Awesome article. I've encountered this on many of my sites that we don't host ourselves.

One solution I've found is having SuPHP set as the PHP handler. That way anything the server does is run as my user.

Essential information

Great post. I don't see this documented very well on drupal.org.

I've certainly seen my share of mysterious problems that are originated on wrong file permissions set by drush. CSS/JS fails being rather common, and they can get exaggerated by caching (for example varnish caching links to "dead" css = ugly page).

Aegir!

http://aegirproject.org/ is a great web front-end to drush ;-)

P.S.: just read your "changing direction" post, sorry to see you leave just as I'm getting comfortable with Commerce but following your heart is more important. Good luck!

ACL via chmod +a

The same problem is encountered in Symfony2 framework when running commands via cli or cron. The symfony2 installation page on "Setting up Permissions" (http://symfony.com/doc/current/book/installation.html) suggests another way to resolve the issue by using ACL's on systems that support it (via chmod +a or setfacl).

Still Relevant

I would like first of all to thank you for putting together a nice resource. I am sure most drush users would benifit from a look at this post. Google sent me here when search terms included something like ..
"drush", "unlink(/sites/default/files [warning]".
Drush could not manage updating modules files that had owner=group=6226. The files had been restored from a backup. DON'T USE ZIP BACKUPS for linux www files!
• use tar and gzip
• use sudo
• extract using sudo
Cheers Randy :)

Execute drush as webserver user is great, but:

The solution with a script file called drush which calls the real drush as the webserver user works perfectly well in our scenario as we do have deployment strategies that do not utilize drush for i.e. module updates or other functions that would have to write to any directories other than file directories where the webserver user has write permission anyways.

While this approach work perfectly well while being executed from a terminal console of a remote host, it does however throw some warnings when executed from my local terminal over SSH.

The command being executed is drush @remote.alias status and the warnings are:

tput: unknown terminal "unknown"
No entry for terminal type "unknown";
using dumb terminal settings.

I was looking around the web but couldn't find a solution yet. Those warnings do not appear if drush was called as the logged in user remotely, i.e. without the workaround described initially.

Thanks for this handy article

Thanks for this handy article.

I think the line:

> sudo chmod g+s sites/default/files # Set the "sticky" bit so all files created inside will have group of directory

Could be changed to:

> sudo chmod g+s sites/default/files # Set the SGID so all files created inside will have group of directory

I think setting the SGID (Set Group Id) is different from setting the sticky bit.

Thanks, I updated with your

Thanks, I updated with your suggestion.

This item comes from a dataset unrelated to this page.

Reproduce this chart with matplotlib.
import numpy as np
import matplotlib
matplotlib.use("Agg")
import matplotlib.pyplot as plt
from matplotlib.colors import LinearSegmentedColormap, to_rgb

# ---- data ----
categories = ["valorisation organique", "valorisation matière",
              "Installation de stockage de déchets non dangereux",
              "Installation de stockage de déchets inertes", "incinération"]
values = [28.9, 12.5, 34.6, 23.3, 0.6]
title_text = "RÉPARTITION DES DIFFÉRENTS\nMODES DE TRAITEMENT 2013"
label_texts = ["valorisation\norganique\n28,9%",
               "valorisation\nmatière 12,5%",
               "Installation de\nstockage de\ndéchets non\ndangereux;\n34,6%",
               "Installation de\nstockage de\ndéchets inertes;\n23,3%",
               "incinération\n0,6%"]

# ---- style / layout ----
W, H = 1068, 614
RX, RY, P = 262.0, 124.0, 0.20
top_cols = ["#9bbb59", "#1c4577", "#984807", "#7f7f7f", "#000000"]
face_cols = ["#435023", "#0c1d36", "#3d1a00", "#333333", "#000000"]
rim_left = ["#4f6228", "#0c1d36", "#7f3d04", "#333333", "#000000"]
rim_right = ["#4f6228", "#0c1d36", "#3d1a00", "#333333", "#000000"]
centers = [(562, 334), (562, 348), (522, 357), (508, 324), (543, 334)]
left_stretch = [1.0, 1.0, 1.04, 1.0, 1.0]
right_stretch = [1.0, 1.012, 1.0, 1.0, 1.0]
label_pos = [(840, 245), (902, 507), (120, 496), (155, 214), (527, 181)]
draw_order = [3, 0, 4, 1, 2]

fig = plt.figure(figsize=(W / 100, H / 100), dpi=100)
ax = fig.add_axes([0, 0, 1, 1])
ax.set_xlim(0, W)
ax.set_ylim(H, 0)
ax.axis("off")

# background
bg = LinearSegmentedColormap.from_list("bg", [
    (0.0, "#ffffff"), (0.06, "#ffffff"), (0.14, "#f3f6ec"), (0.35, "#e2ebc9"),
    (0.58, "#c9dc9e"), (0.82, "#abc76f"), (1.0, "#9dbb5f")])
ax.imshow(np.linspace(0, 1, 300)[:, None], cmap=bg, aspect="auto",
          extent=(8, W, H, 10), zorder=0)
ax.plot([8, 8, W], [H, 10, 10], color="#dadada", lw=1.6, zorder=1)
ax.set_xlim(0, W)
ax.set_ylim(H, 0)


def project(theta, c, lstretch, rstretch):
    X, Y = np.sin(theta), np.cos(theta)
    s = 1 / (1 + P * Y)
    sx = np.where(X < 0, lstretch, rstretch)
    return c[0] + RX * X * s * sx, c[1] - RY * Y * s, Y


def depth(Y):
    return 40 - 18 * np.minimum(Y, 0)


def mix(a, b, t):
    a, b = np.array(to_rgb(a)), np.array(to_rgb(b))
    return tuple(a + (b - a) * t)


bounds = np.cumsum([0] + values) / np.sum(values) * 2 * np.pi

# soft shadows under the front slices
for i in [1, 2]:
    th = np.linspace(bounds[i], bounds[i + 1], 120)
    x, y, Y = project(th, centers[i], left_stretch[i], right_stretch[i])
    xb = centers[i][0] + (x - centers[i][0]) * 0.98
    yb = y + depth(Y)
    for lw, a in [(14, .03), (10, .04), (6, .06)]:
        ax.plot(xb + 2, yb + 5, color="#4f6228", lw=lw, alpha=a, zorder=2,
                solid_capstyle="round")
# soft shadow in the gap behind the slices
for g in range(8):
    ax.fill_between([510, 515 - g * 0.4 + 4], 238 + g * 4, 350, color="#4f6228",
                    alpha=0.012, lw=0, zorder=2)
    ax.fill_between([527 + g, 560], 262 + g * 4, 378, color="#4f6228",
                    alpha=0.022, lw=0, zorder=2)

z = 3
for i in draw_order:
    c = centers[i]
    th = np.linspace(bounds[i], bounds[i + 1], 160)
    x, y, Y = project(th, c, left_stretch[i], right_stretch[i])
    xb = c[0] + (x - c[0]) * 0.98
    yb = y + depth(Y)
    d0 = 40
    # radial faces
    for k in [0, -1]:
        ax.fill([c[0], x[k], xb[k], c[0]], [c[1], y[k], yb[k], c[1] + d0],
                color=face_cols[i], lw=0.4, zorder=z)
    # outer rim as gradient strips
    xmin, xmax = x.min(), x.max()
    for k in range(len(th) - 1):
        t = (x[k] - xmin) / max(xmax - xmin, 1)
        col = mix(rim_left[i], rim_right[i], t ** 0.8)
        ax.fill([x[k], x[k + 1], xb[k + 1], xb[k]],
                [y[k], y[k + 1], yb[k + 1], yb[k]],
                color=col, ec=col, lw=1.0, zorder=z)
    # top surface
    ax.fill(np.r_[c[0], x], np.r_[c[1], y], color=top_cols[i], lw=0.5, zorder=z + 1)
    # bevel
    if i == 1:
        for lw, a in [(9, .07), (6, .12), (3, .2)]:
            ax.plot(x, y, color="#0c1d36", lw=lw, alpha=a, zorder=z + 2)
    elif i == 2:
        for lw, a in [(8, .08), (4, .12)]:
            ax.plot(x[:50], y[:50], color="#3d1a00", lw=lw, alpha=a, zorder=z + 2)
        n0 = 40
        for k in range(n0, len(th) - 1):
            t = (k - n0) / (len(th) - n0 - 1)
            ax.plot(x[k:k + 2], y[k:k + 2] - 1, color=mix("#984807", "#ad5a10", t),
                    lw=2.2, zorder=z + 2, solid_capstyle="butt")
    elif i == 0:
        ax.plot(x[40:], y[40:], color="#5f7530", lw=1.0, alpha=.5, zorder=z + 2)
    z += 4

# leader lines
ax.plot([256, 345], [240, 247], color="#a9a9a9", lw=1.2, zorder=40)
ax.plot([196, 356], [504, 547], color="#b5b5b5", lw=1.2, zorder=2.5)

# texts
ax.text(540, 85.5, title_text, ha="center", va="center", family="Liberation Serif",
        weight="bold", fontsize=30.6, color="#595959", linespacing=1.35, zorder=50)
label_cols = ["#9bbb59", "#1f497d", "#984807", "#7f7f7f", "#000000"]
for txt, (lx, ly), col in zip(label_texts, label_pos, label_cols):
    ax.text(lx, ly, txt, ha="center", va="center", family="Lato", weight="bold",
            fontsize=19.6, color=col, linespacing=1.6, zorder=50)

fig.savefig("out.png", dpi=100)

You're right they're totally different. At least as different as bits get :)

file_chmod_directory in configuration settings

Another step one can take is to add the following to yours settings.php (after you have added your developers to the apache group):

<?php
 
$conf
['file_chmod_directory'] = 02770;
$conf['file_chmod_file'] = 02660;
?>

The sticky bits are very important, because otherwise, permissions won't be recursive in the proper way.

Thank you again for the excellent article.